Hm, das geht sicher, allerdings kann ich dir nur einen Teil der Antwort liefern, weil ich ISDN benutze... hylafax kann aber IMHO mit analogen Modems umgehen. Als AB benutze ich allerdings vbox aus I4L, das wird dich also weniger interessieren. Noch ein alter Thread dazu:

https://forums.gentoo.org/viewtopic.php?t=39878&highlight=fax

Vielleicht hilfts dir ja dennoch etwas weiter ...  :Wink: 

----------

## doll1

mgetty kann das alles

----------

## dumdey

Hallo,

hier findest Du vielleicht einiges was Du gebrauchen kannst.

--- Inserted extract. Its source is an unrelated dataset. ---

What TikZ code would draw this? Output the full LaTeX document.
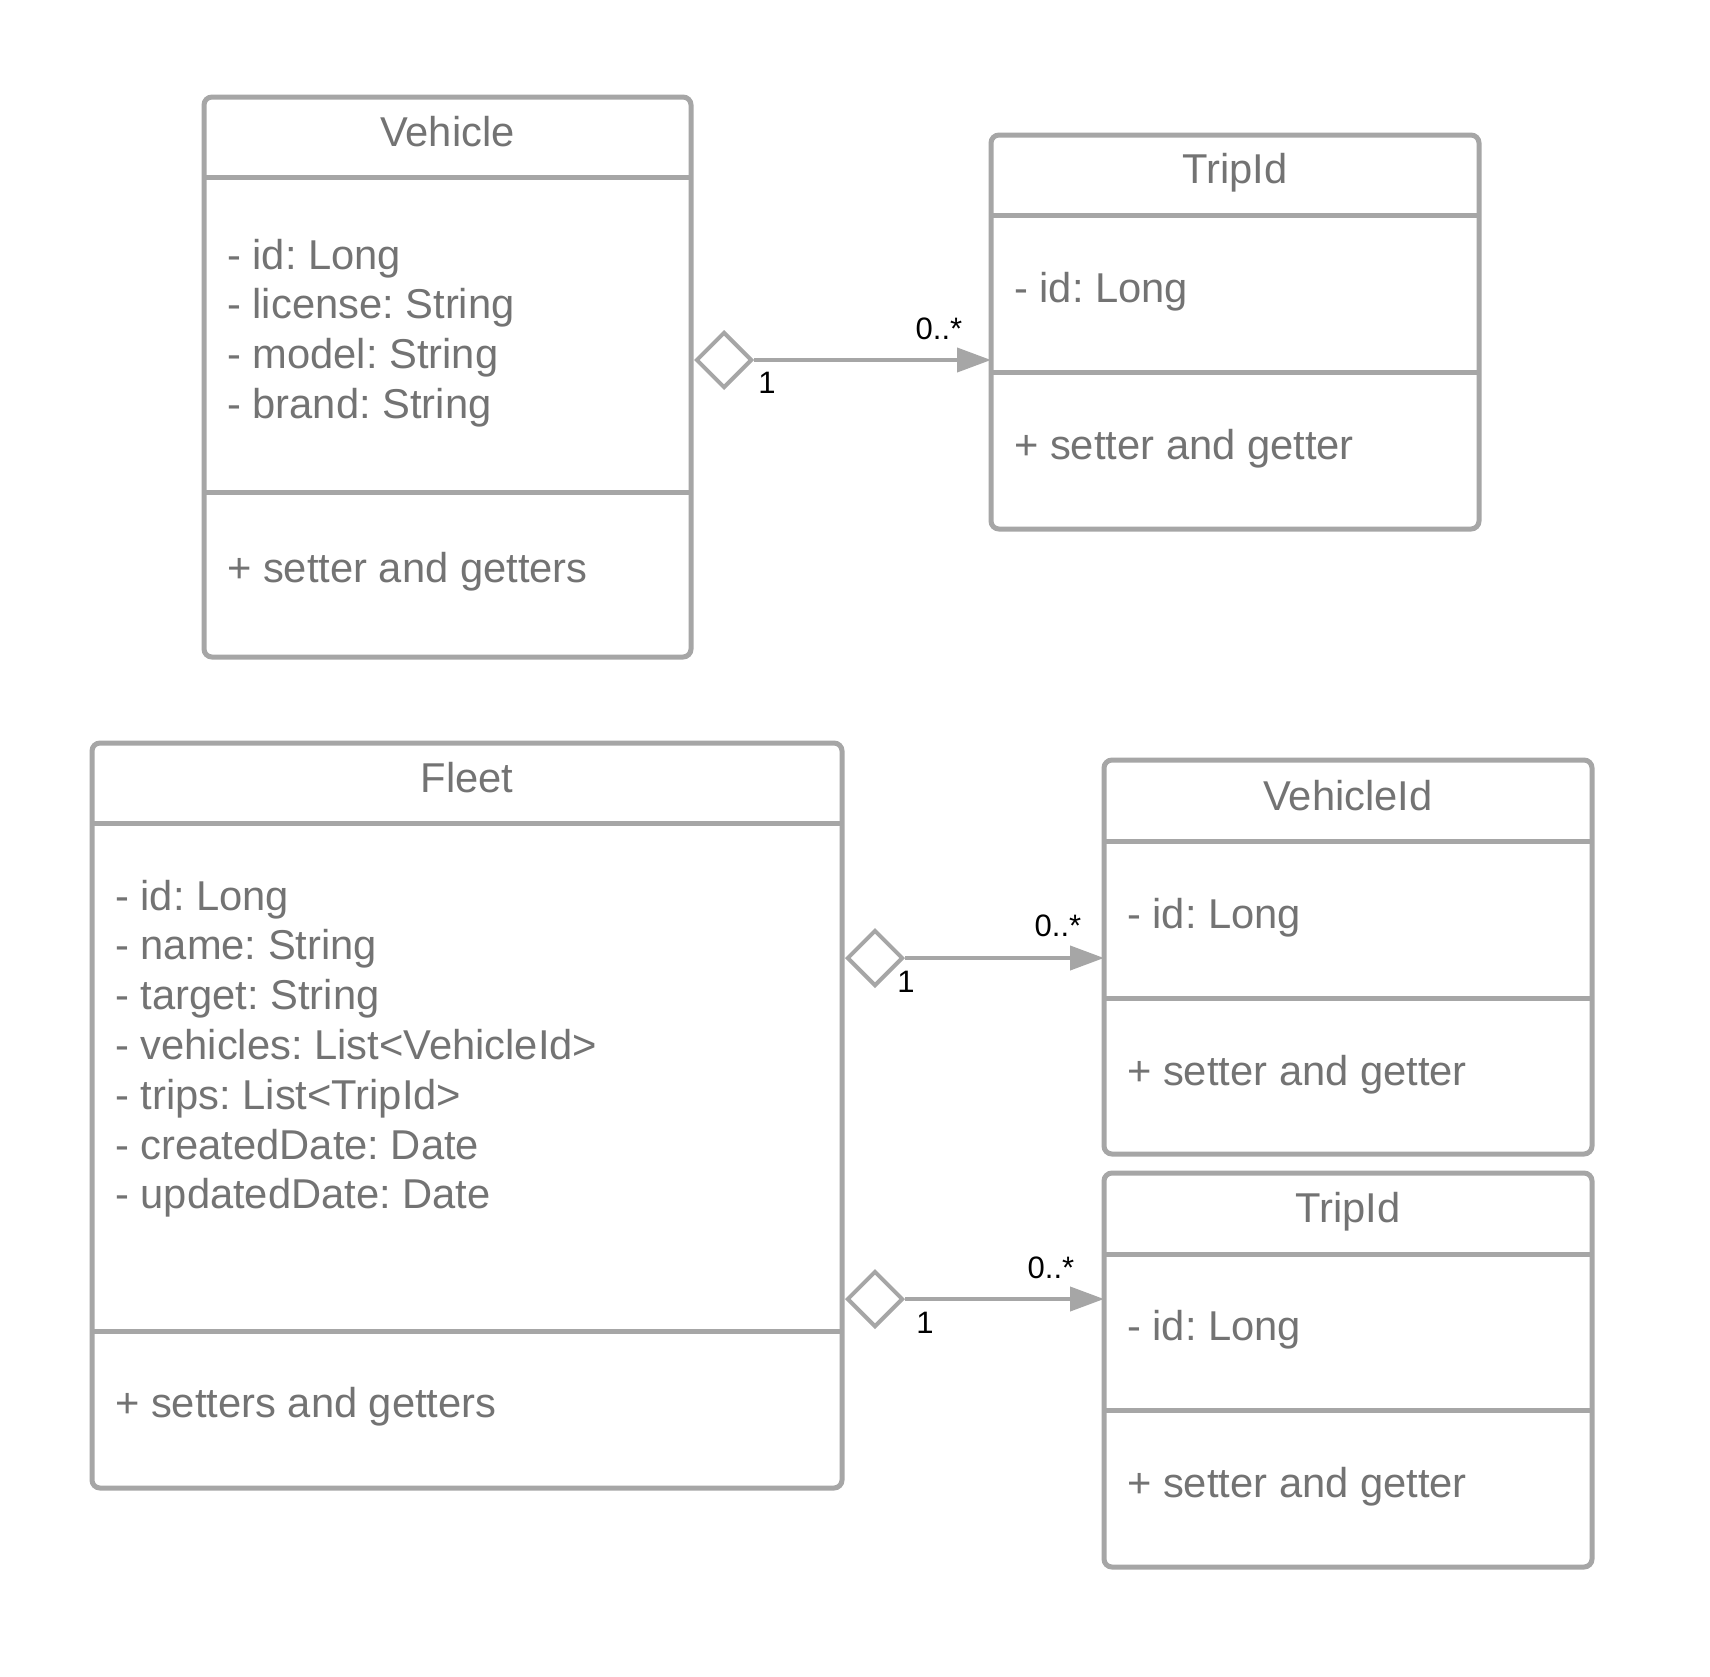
\documentclass[tikz,border=0pt]{standalone}
\usepackage{fontspec}
\setmainfont{Liberation Sans}
\usetikzlibrary{shapes.geometric,arrows.meta}
\definecolor{linegray}{HTML}{A6A6A6}
\definecolor{textgray}{HTML}{737373}
\frenchspacing
\tikzset{
  umlbox/.style={draw=linegray, line width=5pt, rounded corners=8pt, inner sep=0pt},
  sepline/.style={draw=linegray, line width=5pt},
  txt/.style={text=textgray, font=\fontsize{41.7}{49.8}\selectfont, inner sep=0pt, anchor=base west},
  ttl/.style={text=textgray, font=\fontsize{41.7}{49.8}\selectfont, inner sep=0pt, anchor=base},
  agg/.style={diamond, draw=linegray, line width=4pt, fill=white, minimum width=56pt, minimum height=56pt, inner sep=0pt, anchor=west},
  conn/.style={draw=linegray, line width=4pt, -{Triangle[length=34pt,width=24pt]}},
  mult/.style={text=black, font=\fontsize{31}{36}\selectfont, inner sep=0pt},
}
\begin{document}
\begin{tikzpicture}[x=1pt,y=-1pt]
\useasboundingbox (0,0) rectangle (1710,1676);
\fill[white] (0,0) rectangle (1710,1676);

% ---- Vehicle ----
\draw[umlbox] (204,97) rectangle (691,657);
\draw[sepline] (204,177) -- (691,177);
\draw[sepline] (204,492) -- (691,492);
\node[ttl] (vt) at (447.5,146) {Vehicle};
\node[txt] (va1) at (227,269) {- id: Long};
\node[txt] (va2) at (227,318.8) {- license: String};
\node[txt] (va3) at (227,368.6) {- model: String};
\node[txt] (va4) at (227,418.4) {- brand: String};
\node[txt] (vm) at (227,582) {+ setter and getters};
\coordinate (vE) at (691,360);

% ---- TripId (top) ----
\draw[umlbox] (991,135) rectangle (1479,529);
\draw[sepline] (991,215) -- (1479,215);
\draw[sepline] (991,372) -- (1479,372);
\node[ttl] (tt) at (1235,183) {TripId};
\node[txt] (ta) at (1014,302) {- id: Long};
\node[txt] (tm) at (1014,459) {+ setter and getter};
\coordinate (tW) at (991,360);

% ---- Fleet ----
\draw[umlbox] (92,743) rectangle (842,1488);
\draw[sepline] (92,823) -- (842,823);
\draw[sepline] (92,1331) -- (842,1331);
\node[ttl] (ft) at (467,792) {Fleet};
\node[txt] (fa1) at (115,910) {- id: Long};
\node[txt] (fa2) at (115,959.8) {- name: String};
\node[txt] (fa3) at (115,1009.6) {- target: String};
\node[txt] (fa4) at (115,1059.4) {- vehicles: List<VehicleId>};
\node[txt] (fa5) at (115,1109.2) {- trips: List<TripId>};
\node[txt] (fa6) at (115,1159) {- createdDate: Date};
\node[txt] (fa7) at (115,1208.8) {- updatedDate: Date};
\node[txt] (fm) at (115,1417) {+ setters and getters};
\coordinate (fE1) at (842,958);
\coordinate (fE2) at (842,1299);

% ---- VehicleId ----
\draw[umlbox] (1104,760) rectangle (1592,1154);
\draw[sepline] (1104,841) -- (1592,841);
\draw[sepline] (1104,998) -- (1592,998);
\node[ttl] (vit) at (1348,810) {VehicleId};
\node[txt] (via) at (1127,928) {- id: Long};
\node[txt] (vim) at (1127,1085) {+ setter and getter};
\coordinate (viW) at (1104,958);

% ---- TripId (bottom) ----
\draw[umlbox] (1104,1173) rectangle (1592,1567);
\draw[sepline] (1104,1254) -- (1592,1254);
\draw[sepline] (1104,1410) -- (1592,1410);
\node[ttl] (t2t) at (1348,1222) {TripId};
\node[txt] (t2a) at (1127,1340) {- id: Long};
\node[txt] (t2m) at (1127,1497) {+ setter and getter};
\coordinate (t2W) at (1104,1299);

% ---- connectors ----
\node[agg] (d1) at ([xshift=3pt]vE) {};
\draw[conn] (d1.east) -- (tW);
\node[mult] (m1a) at (939,329) {0..*};
\node[mult] (m1b) at (767,383) {1};

\node[agg] (d2) at ([xshift=3pt]fE1) {};
\draw[conn] (d2.east) -- (viW);
\node[mult] (m2a) at (1058,926) {0..*};
\node[mult] (m2b) at (906,982) {1};

\node[agg] (d3) at ([xshift=3pt]fE2) {};
\draw[conn] (d3.east) -- (t2W);
\node[mult] (m3a) at (1051,1268) {0..*};
\node[mult] (m3b) at (925,1323) {1};
\end{tikzpicture}
\end{document}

http://www.linuxnetmag.com/de/issue8/m8hylafax1.html

Gruss, Harry

----------

## faTe|sonix

Hi,

noch ne kleinigkeit ist zu beachten...

vbox wier vom isdn4k-utils ebuild nicht installiert. Aber mann kanns ja patchen siehe link:

https://forums.gentoo.org/viewtopic.php?p=268776#268776

use at your own risk   :Wink: 

----------

## hakan

So, das mit Hylafax bekomme ich hin. Allerdings kann ich mein Modem nicht ansprechen. Es ist am seriellen Port angeschlossen, das müßte doch das Device /dev/tty* sein, oder sehe ich das falsch? Hylafax spricht es einfach nicht an. Kann es sein, dass ich im Kernel etwas einstellen muß? Habe aber nichts gefunden.

----------

## moe

Sorry wenn ich dich mistverstanden habe, aber /dev/tty* ist es nicht, sondern:

Com1 = /dev/ttyS0

Com2 = /dev/ttyS1

Gruss Maurice

----------

## hakan

aha, das erklärt natürlich einiges  :Wink: 

EDIT:

VBOX kann ich nicht benutzen, da ich nur einen Analog Anschluss habe und kein ISDN.

----------

## sven-tek

Hallo kleines Problem, welches Programm übernimmt denn in Gentoo die funktion die sonst das cu hatte?

gruss, Sven

----------